The Yamaha P-115 is a fairly recent piano, but it’s become a dependable, affordable piano. The MSRP is $600, in close range with the B1 and the SP170s.
The P-115 is slightly more advanced and has a lot more voices. This is definitely another performers piano. It features Yamaha’s Graded Hammer Standard with matte finish keys for a great touch. It’s similar in weight and build to the B1, however the P-115 has a maximum polyphony of 192. The speakers are at a lower wattage (7W x 2), but the Pure CF sound engine makes any voice you use sound impressive.

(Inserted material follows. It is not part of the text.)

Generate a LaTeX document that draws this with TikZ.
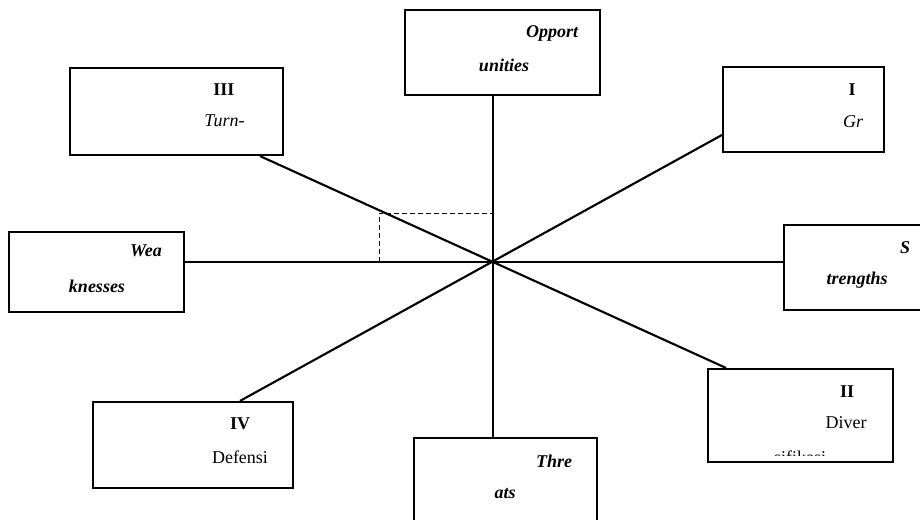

In comparison to some of the B1s competitors, it’s the best piano for intermediate players. Absolute beginners could benefit from the SP170s, however I don’t think an extra $100 on two extra voices and equal or lesser sound quality is worth it to me – I would stick with the B1.
The P-115 and ES8 are higher up on the pay scale, but there are some noteworthy features. The P-115 is one of the best pianos for intermediate to professional players under $1,000. And the Kawai ES8 is definitely a splurge, but it’s a beautiful instrument. However, I believe only expert to professional players would truly appreciate all the features it has to offer.
As far as Korg digital pianos go, the B1 is great for those that are looking to get a feel for the piano or those that want to relearn the instrument. In comparison to its competitors, it has enough features that are sufficient for someone that’s learning piano for the first time, or just someone that needs a solid instrument to practice on.
I don’t believe that the B1 has anything spectacular going on with it, it’s just good at what it was made for. It has just enough features to satisfy a beginner, but it could leave more experienced pianists wanting more.
For the price, it’s definitely worth the buy, but if anyone is willing to expand their budget by just $100-150, you might get slightly better sound quality, more voices, and a couple technological features that we don’t see here.
A popular feature of a lot of digital pianos that are new on the market is some form of app integration or mobile device/tablet connection. This is a feature that most beginner’s pianos are implementing in order to attract people who don’t believe they could ever learn the piano in a conventional way (check out our reviews of the One Light Keyboard and One Smart Piano, for instance). The Korg B1 does not have any of these capabilities or an accompaniment app, but I don’t believe it’s necessarily missed for its intended use (and audience).
This is not a piano that will teach you how to play, but if you ever feel that’s something you need, you can always purchase learning software or beginner lessons separately.